DARBAR, a Perisan word meaning “a house, dwelling; court, area; court or levee of a prince; audience chamber,” is commonly used in Punjabi to signify a royal, princely or any high ranking officer`s court (as distinguished from courts of justice) where dignitaries granted audience to the common people, listened to their grievances, or deliberated with their darbaris (courtiers) on matters of public interest. In Sikhism the term came to have extended meaning as Guru Nanak and his holy successors introduced terms such as sacha patisahu, True Emperor (GG, 17, 18, 463 etal.), siri saha patisahu, at the head of kings and emperors (GG, 1426) for God Almighty.
Later, the Gurus themselves came to be called sachcha patshah. The Guru`s court, therefore, also comes to be called gurdarbar or the guru`s darbar. In a hymn by Guru Arjan addressed, according to tradition, to his father, Guru Ram Das, the Guru`s presence is referred to as g`urdarbar (GG, 97). After Guru Gobind Singh had discontinued the institution of human guru replacing it by sabdaguru (the Word as Guru) and passed on the guruship eternally to the Guru Granth Sahib, the Holy Book itself as well as its court, the gurdwara, came to be popularly called Darbar or reverently, Sri Darbar Sahib.

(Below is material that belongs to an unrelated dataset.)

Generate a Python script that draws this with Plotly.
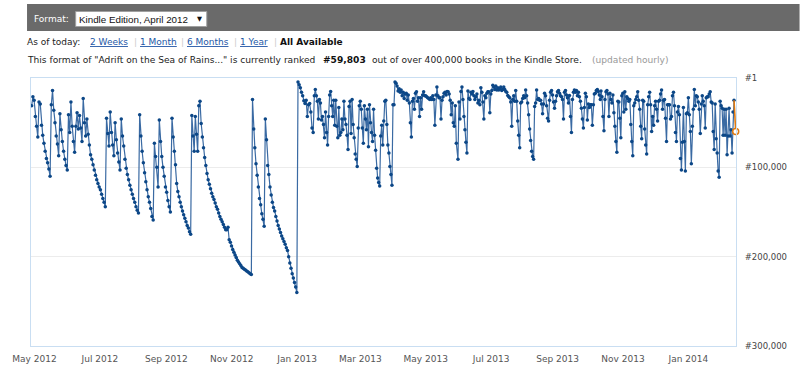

This name is particularly given to the gurdwara complexes at Amritsar and Tarn Taran, as also officially to some other historical gurdwaras such as the principal shrine at Dera Baba Nanak and the shrine raised over the cremation site of Guru Arigad at Khadur Sahib. The Sikh usage of the term darbar for holy places has since spread to other communities so that Hindu devotees of Punjab, Himachal Pradesh and Jammu region also refer to temples raised to their goddess as Mata da Darbar, the court of the Mother Goddess.